Task description: Return every line below in which "full" appears.

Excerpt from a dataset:

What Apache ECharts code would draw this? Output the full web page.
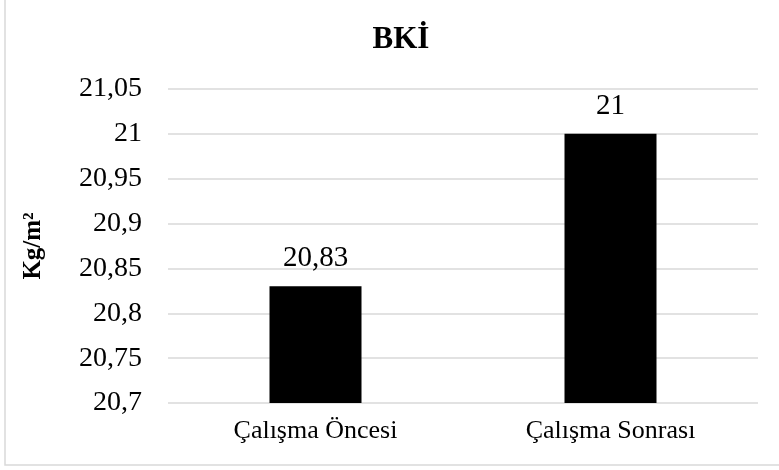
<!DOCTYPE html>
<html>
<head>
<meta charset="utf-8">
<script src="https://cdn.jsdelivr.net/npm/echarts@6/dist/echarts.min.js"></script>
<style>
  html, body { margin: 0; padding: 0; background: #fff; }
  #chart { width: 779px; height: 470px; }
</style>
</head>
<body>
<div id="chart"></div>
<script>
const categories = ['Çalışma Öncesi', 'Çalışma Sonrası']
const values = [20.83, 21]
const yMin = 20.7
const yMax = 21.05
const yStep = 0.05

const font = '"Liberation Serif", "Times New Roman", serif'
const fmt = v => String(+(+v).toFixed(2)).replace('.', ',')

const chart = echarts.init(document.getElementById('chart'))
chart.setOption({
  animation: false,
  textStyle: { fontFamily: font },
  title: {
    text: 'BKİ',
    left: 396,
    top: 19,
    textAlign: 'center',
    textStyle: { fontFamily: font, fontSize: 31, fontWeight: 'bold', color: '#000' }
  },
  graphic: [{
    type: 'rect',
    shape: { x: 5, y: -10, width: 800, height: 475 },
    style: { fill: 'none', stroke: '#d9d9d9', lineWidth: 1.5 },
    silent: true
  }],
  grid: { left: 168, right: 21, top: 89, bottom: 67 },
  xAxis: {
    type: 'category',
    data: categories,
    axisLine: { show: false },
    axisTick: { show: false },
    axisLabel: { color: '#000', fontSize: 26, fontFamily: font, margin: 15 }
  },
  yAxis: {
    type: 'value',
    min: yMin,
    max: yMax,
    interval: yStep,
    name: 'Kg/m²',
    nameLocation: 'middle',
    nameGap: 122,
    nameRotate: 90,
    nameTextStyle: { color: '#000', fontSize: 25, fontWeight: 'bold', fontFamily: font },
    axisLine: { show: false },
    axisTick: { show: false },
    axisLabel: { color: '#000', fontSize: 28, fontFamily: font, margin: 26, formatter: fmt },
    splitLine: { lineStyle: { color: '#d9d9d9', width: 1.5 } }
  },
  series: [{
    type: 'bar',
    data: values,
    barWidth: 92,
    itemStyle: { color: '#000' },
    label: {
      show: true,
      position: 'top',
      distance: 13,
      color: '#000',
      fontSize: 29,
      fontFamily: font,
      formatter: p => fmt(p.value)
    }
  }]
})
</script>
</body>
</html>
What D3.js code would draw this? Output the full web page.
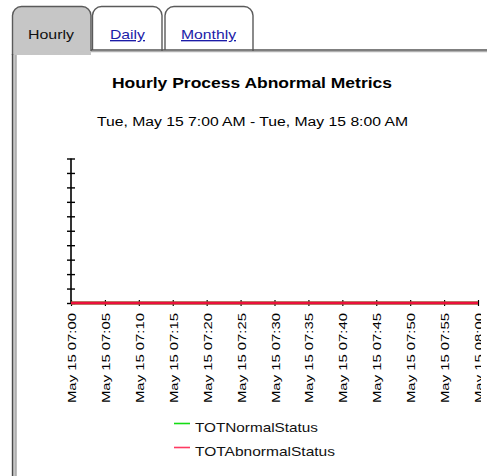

Finished answer:
What Apache ECharts code would draw this? Output the full web page.
What D3.js code would draw this? Output the full web page.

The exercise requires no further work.